## EXERCISE DIRECTIONS
Could you retype the lines below, starting at the line holding "Clone this chart in Apache ECharts." and stopping at the line holding "var chart = echarts.init(document.getElementById('chart'))", inclusive? Copy them exactly and drop the images.

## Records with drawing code
-.-.-
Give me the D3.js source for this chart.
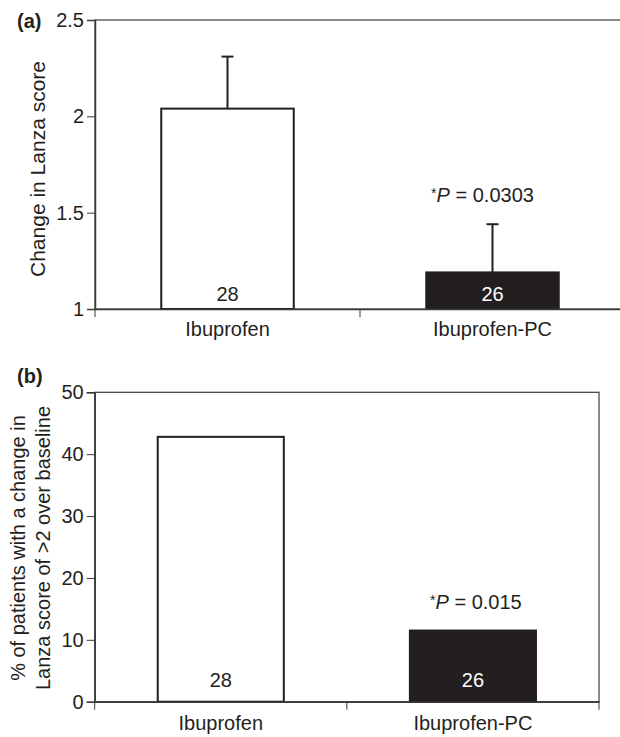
<!DOCTYPE html>
<html>
<head>
<meta charset="utf-8">
<script src="https://cdnjs.cloudflare.com/ajax/libs/d3/7.8.5/d3.min.js"></script>
<style>
  body { margin: 0; background: #fff; }
  svg { display: block; font-family: "Liberation Sans", Arial, sans-serif; }
</style>
</head>
<body>
<div id="chart"></div>
<script>
// data
var categories = ['Ibuprofen', 'Ibuprofen-PC'];
var patientCounts = [28, 26];
var lanzaChange = [2.04, 1.19];
var lanzaErrorTop = [2.31, 1.44];
var lanzaTicks = [1, 1.5, 2, 2.5];
var pctOverBaseline = [42.8, 11.5];
var pctTicks = [0, 10, 20, 30, 40, 50];
var pValues = ['0.0303', '0.015'];

var ink = '#231f20';
var fs = 20;
var svg = d3.select('#chart').append('svg')
	.attr('width', 620).attr('height', 737);

function drawPanel(p) {
	var g = svg.append('g');
	var x = d3.scaleBand().domain(categories).range(p.xRange)
		.paddingInner(0.5).paddingOuter(0.25);
	var y = d3.scaleLinear().domain(p.yDomain).range(p.yRange);

	// frame
	g.append('rect')
		.attr('x', p.xRange[0]).attr('y', p.yRange[1])
		.attr('width', p.xRange[1] - p.xRange[0])
		.attr('height', p.yRange[0] - p.yRange[1])
		.attr('fill', 'none').attr('stroke', '#3a3a3a').attr('stroke-width', 1.2);

	// bars
	g.selectAll('rect.bar').data(p.values).enter()
		.append('rect')
		.attr('class', 'bar')
		.attr('x', function (d, i) { return x(categories[i]); })
		.attr('y', function (d) { return y(d); })
		.attr('width', x.bandwidth())
		.attr('height', function (d) { return y(p.yDomain[0]) - y(d); })
		.attr('fill', function (d, i) { return i === 0 ? '#fff' : ink; })
		.attr('stroke', ink).attr('stroke-width', 2);

	// error bars (upper only)
	if (p.errors) {
		p.errors.forEach(function (e, i) {
			var cx = x(categories[i]) + x.bandwidth() / 2;
			g.append('line')
				.attr('x1', cx).attr('x2', cx)
				.attr('y1', y(p.values[i])).attr('y2', y(e))
				.attr('stroke', ink).attr('stroke-width', 2);
			g.append('line')
				.attr('x1', cx - 6).attr('x2', cx + 6)
				.attr('y1', y(e)).attr('y2', y(e))
				.attr('stroke', ink).attr('stroke-width', 2);
		});
	}

	// y axis
	var yAxis = g.append('g')
		.attr('transform', 'translate(' + p.xRange[0] + ',0)')
		.call(d3.axisLeft(y).tickValues(p.ticks).tickSize(8).tickPadding(3)
			.tickFormat(d3.format('~g')));
	yAxis.select('.domain').attr('stroke', '#3a3a3a').attr('stroke-width', 1.5);
	yAxis.selectAll('.tick line').attr('stroke', '#3a3a3a');
	yAxis.attr('font-size', null).attr('font-family', null);
	yAxis.selectAll('text').attr('font-size', fs).attr('fill', ink);

	// x axis: labels at centres, ticks at band edges
	var xAxis = g.append('g')
		.attr('transform', 'translate(0,' + p.yRange[0] + ')')
		.call(d3.axisBottom(x).tickSize(0).tickPadding(p.labelPad));
	xAxis.select('.domain').attr('stroke', '#3a3a3a').attr('stroke-width', 1.5);
	xAxis.attr('font-size', null).attr('font-family', null);
	xAxis.selectAll('text').attr('font-size', fs).attr('fill', ink);
	var edges = [p.xRange[0], x(categories[1]) - x.step() * x.paddingInner() / 2, p.xRange[1]];
	g.selectAll('line.edge').data(edges).enter()
		.append('line')
		.attr('x1', function (d) { return d; }).attr('x2', function (d) { return d; })
		.attr('y1', p.yRange[0]).attr('y2', p.yRange[0] + 8)
		.attr('stroke', '#3a3a3a').attr('stroke-width', 1);

	// patient counts inside bars
	g.selectAll('text.count').data(patientCounts).enter()
		.append('text')
		.attr('x', function (d, i) { return x(categories[i]) + x.bandwidth() / 2; })
		.attr('y', y(p.yDomain[0]) - p.countLift)
		.attr('text-anchor', 'middle').attr('font-size', fs)
		.attr('fill', function (d, i) { return i === 0 ? ink : '#fff'; })
		.text(function (d) { return d; });

	// significance label
	var topVal = p.errors ? p.errors[1] : p.values[1];
	var pt = g.append('text')
		.attr('x', x(categories[1]) + x.bandwidth() / 2 + p.pShift)
		.attr('y', y(topVal) - 22)
		.attr('text-anchor', 'middle').attr('font-size', fs).attr('fill', ink);
	pt.append('tspan').attr('font-size', 14).attr('dy', -4).text('*');
	pt.append('tspan').attr('font-style', 'italic').attr('dy', 4).text('P');
	pt.append('tspan').text(' = ' + p.pValue);

	// panel letter
	svg.append('text')
		.attr('x', 17).attr('y', p.letterY)
		.attr('font-size', fs).attr('font-weight', 'bold').attr('fill', ink)
		.text(p.letter);

	// y title
	var t = svg.append('text')
		.attr('transform', 'translate(' + p.titleX + ',' + p.titleY + ') rotate(-90)')
		.attr('text-anchor', 'middle').attr('font-size', p.titleSize).attr('fill', ink);
	p.title.forEach(function (line, i) {
		t.append('tspan').attr('x', 0).attr('dy', i === 0 ? 0 : 25).text(line);
	});
}

drawPanel({
	letter: '(a)', letterY: 28,
	xRange: [95, 625], yRange: [309, 20], yDomain: [1, 2.5],
	ticks: lanzaTicks, values: lanzaChange, errors: lanzaErrorTop,
	labelPad: 13, countLift: 8, pShift: -10, pValue: pValues[0],
	title: ['Change in Lanza score'], titleX: 45, titleY: 169, titleSize: 21
});

drawPanel({
	letter: '(b)', letterY: 383,
	xRange: [94.7, 599], yRange: [701.7, 392.3], yDomain: [0, 50],
	ticks: pctTicks, values: pctOverBaseline, errors: null,
	labelPad: 14, countLift: 15, pShift: 3, pValue: pValues[1],
	title: ['% of patients with a change in', 'Lanza score of >2 over baseline'],
	titleX: 25, titleY: 548, titleSize: 20
});
</script>
</body>
</html>
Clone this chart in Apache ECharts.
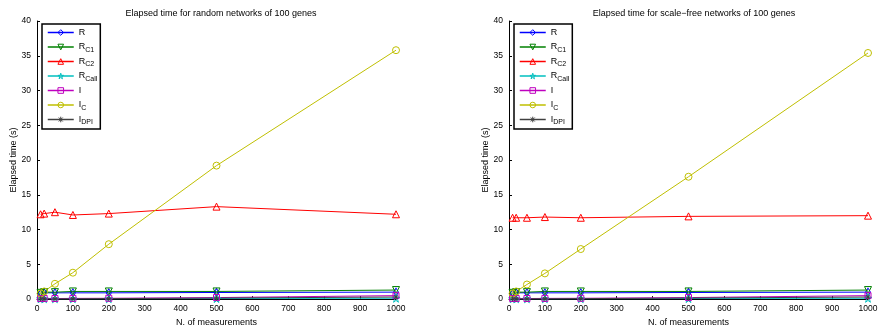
<!DOCTYPE html>
<html>
<head>
<meta charset="utf-8">
<script src="https://cdn.jsdelivr.net/npm/echarts@6/dist/echarts.min.js"></script>
<style>
  html, body { margin: 0; padding: 0; background: #fff; }
  #chart { width: 881px; height: 332px; }
</style>
</head>
<body>
<div id="chart"></div>
<script>
// x values (number of measurements)
var measurements = [10, 20, 50, 100, 200, 500, 1000]
var seriesNames = ['R', 'R_C1', 'R_C2', 'R_Call', 'I', 'I_C', 'I_DPI']
var titles = ['Elapsed time for random networks of 100 genes', 'Elapsed time for scale\u2212free networks of 100 genes']

// random networks
var randR = [0.8, 0.9, 0.9, 0.9, 0.9, 0.95, 1.0]
var randRC1 = [0.9, 1.0, 1.0, 1.1, 1.1, 1.1, 1.3]
var randRC2 = [12.2, 12.3, 12.5, 12.1, 12.3, 13.3, 12.2]
var randRCall = [0.05, 0.05, 0.05, 0.05, 0.05, 0.08, 0.12]
var randI = [0.08, 0.08, 0.08, 0.1, 0.12, 0.22, 0.5]
var randIC = [0.8, 1.1, 2.2, 3.8, 7.9, 19.2, 35.8]
var randIDPI = [0.03, 0.03, 0.04, 0.05, 0.07, 0.15, 0.3]

// scale-free networks
var sfR = [0.8, 0.9, 0.9, 0.9, 0.9, 0.95, 1.0]
var sfRC1 = [0.9, 1.0, 1.0, 1.1, 1.1, 1.1, 1.3]
var sfRC2 = [11.7, 11.7, 11.7, 11.8, 11.7, 11.9, 12.0]
var sfRCall = [0.05, 0.05, 0.05, 0.05, 0.05, 0.08, 0.12]
var sfI = [0.08, 0.08, 0.08, 0.1, 0.12, 0.22, 0.5]
var sfIC = [0.8, 1.1, 2.1, 3.7, 7.2, 17.6, 35.4]
var sfIDPI = [0.03, 0.03, 0.04, 0.05, 0.07, 0.15, 0.3]

var chart = echarts.init(document.getElementById('chart'))

var starPath = 'path://M50,0 L61,35 L98,35 L68,57 L79,91 L50,70 L21,91 L32,57 L2,35 L39,35 Z'
var asteriskPath = 'path://M0,5 L10,5 M5,0 L5,10 M1.5,1.5 L8.5,8.5 M8.5,1.5 L1.5,8.5'
var styles = {
  'R': { color: '#0000ff', symbol: 'diamond', size: [5, 8], rotate: 0 },
  'R_C1': { color: '#008000', symbol: 'triangle', size: 7, rotate: 180 },
  'R_C2': { color: '#ff0000', symbol: 'triangle', size: 7, rotate: 0 },
  'R_Call': { color: '#00bfbf', symbol: starPath, size: 8, rotate: 0 },
  'I': { color: '#bf00bf', symbol: 'rect', size: 6, rotate: 0 },
  'I_C': { color: '#bfbf00', symbol: 'circle', size: 7, rotate: 0 },
  'I_DPI': { color: '#404040', symbol: asteriskPath, size: 5, rotate: 0 }
}
var legendText = {
  'R': '{m|R}',
  'R_C1': '{m|R}{s|C1}',
  'R_C2': '{m|R}{s|C2}',
  'R_Call': '{m|R}{s|Call}',
  'I': '{m|I}',
  'I_C': '{m|I}{s|C}',
  'I_DPI': '{m|I}{s|DPI}'
}

function toPairs(arr) {
  var out = []
  for (var i = 0; i < arr.length; i++) out.push([measurements[i], arr[i]])
  return out
}

var panels = [
  [randR, randRC1, randRC2, randRCall, randI, randIC, randIDPI],
  [sfR, sfRC1, sfRC2, sfRCall, sfI, sfIC, sfIDPI]
]
var gridLeft = [37, 509]
var gridRight = [485, 13]
var centers = [216, 689]

var series = []
var grids = []
var xAxes = []
var yAxes = []
var legends = []
var titleList = []
var font = 'Liberation Sans, Arial, sans-serif'

for (var p = 0; p < 2; p++) {
  grids.push({ left: gridLeft[p], right: gridRight[p], top: 21, bottom: 29 })
  titleList.push({
    text: titles[p], left: centers[p], top: 4, textAlign: 'center',
    textStyle: { fontSize: 9, fontWeight: 'normal', color: '#000', fontFamily: font }
  })
  xAxes.push({
    type: 'value', gridIndex: p, min: 0, max: 1000, interval: 100,
    name: 'N. of measurements', nameLocation: 'middle', nameGap: 14,
    nameTextStyle: { fontSize: 9, color: '#000', fontFamily: font },
    axisLine: { lineStyle: { color: '#000', width: 1 } },
    axisTick: { inside: true, length: 3, lineStyle: { color: '#000' } },
    axisLabel: {
      fontSize: 8.5, color: '#000', margin: 5, fontFamily: font,
      formatter: function(v) { return String(v) }
    },
    splitLine: { show: false }
  })
  yAxes.push({
    type: 'value', gridIndex: p, min: 0, max: 40, interval: 5,
    name: 'Elapsed time (s)', nameLocation: 'middle', nameGap: 13,
    nameTextStyle: { fontSize: 9, color: '#000', fontFamily: font },
    axisLine: { show: true, lineStyle: { color: '#000', width: 1 } },
    axisTick: { show: true, inside: true, length: 3, lineStyle: { color: '#000' } },
    axisLabel: { fontSize: 8.5, color: '#000', margin: 6, fontFamily: font },
    splitLine: { show: false }
  })
  legends.push({
    orient: 'vertical', left: gridLeft[p] + 5, top: 24,
    padding: [2, 3, 3, 5], itemGap: 1.5, itemWidth: 26, itemHeight: 7,
    backgroundColor: '#fff', borderColor: '#000', borderWidth: 1.5,
    itemStyle: { color: 'rgba(255,255,255,0)', borderWidth: 1 },
    lineStyle: { width: 1.5 },
    data: seriesNames,
    formatter: function(name) { return legendText[name] },
    textStyle: {
      color: '#000', fontFamily: font,
      rich: {
        m: { fontSize: 9, color: '#000', fontFamily: font, lineHeight: 10, padding: [2, 0, 2, 0] },
        s: { fontSize: 7, color: '#000', fontFamily: font, lineHeight: 8, padding: [6, 0, 0, 0] }
      }
    }
  })
  for (var k = 0; k < seriesNames.length; k++) {
    var st = styles[seriesNames[k]]
    series.push({
      name: seriesNames[k], type: 'line', xAxisIndex: p, yAxisIndex: p,
      data: toPairs(panels[p][k]),
      symbol: st.symbol, symbolSize: st.size, symbolRotate: st.rotate,
      showAllSymbol: true,
      lineStyle: { color: st.color, width: 1 },
      itemStyle: { color: 'rgba(255,255,255,0)', borderColor: st.color, borderWidth: 1 },
      emphasis: { disabled: true },
      animation: false
    })
  }
}

var option = {
  animation: false,
  title: titleList,
  grid: grids,
  xAxis: xAxes,
  yAxis: yAxes,
  legend: legends,
  series: series
}
chart.setOption(option)
window.addEventListener('resize', function() {
  chart.resize()
})
</script>
</body>
</html>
-.-.-
## EXERCISE OUTPUT
Clone this chart in Apache ECharts.
<!DOCTYPE html>
<html>
<head>
<meta charset="utf-8">
<script src="https://cdn.jsdelivr.net/npm/echarts@6/dist/echarts.min.js"></script>
<style>
  html, body { margin: 0; padding: 0; background: #fff; }
  #chart { width: 881px; height: 332px; }
</style>
</head>
<body>
<div id="chart"></div>
<script>
// x values (number of measurements)
var measurements = [10, 20, 50, 100, 200, 500, 1000]
var seriesNames = ['R', 'R_C1', 'R_C2', 'R_Call', 'I', 'I_C', 'I_DPI']
var titles = ['Elapsed time for random networks of 100 genes', 'Elapsed time for scale\u2212free networks of 100 genes']

// random networks
var randR = [0.8, 0.9, 0.9, 0.9, 0.9, 0.95, 1.0]
var randRC1 = [0.9, 1.0, 1.0, 1.1, 1.1, 1.1, 1.3]
var randRC2 = [12.2, 12.3, 12.5, 12.1, 12.3, 13.3, 12.2]
var randRCall = [0.05, 0.05, 0.05, 0.05, 0.05, 0.08, 0.12]
var randI = [0.08, 0.08, 0.08, 0.1, 0.12, 0.22, 0.5]
var randIC = [0.8, 1.1, 2.2, 3.8, 7.9, 19.2, 35.8]
var randIDPI = [0.03, 0.03, 0.04, 0.05, 0.07, 0.15, 0.3]

// scale-free networks
var sfR = [0.8, 0.9, 0.9, 0.9, 0.9, 0.95, 1.0]
var sfRC1 = [0.9, 1.0, 1.0, 1.1, 1.1, 1.1, 1.3]
var sfRC2 = [11.7, 11.7, 11.7, 11.8, 11.7, 11.9, 12.0]
var sfRCall = [0.05, 0.05, 0.05, 0.05, 0.05, 0.08, 0.12]
var sfI = [0.08, 0.08, 0.08, 0.1, 0.12, 0.22, 0.5]
var sfIC = [0.8, 1.1, 2.1, 3.7, 7.2, 17.6, 35.4]
var sfIDPI = [0.03, 0.03, 0.04, 0.05, 0.07, 0.15, 0.3]

var chart = echarts.init(document.getElementById('chart'))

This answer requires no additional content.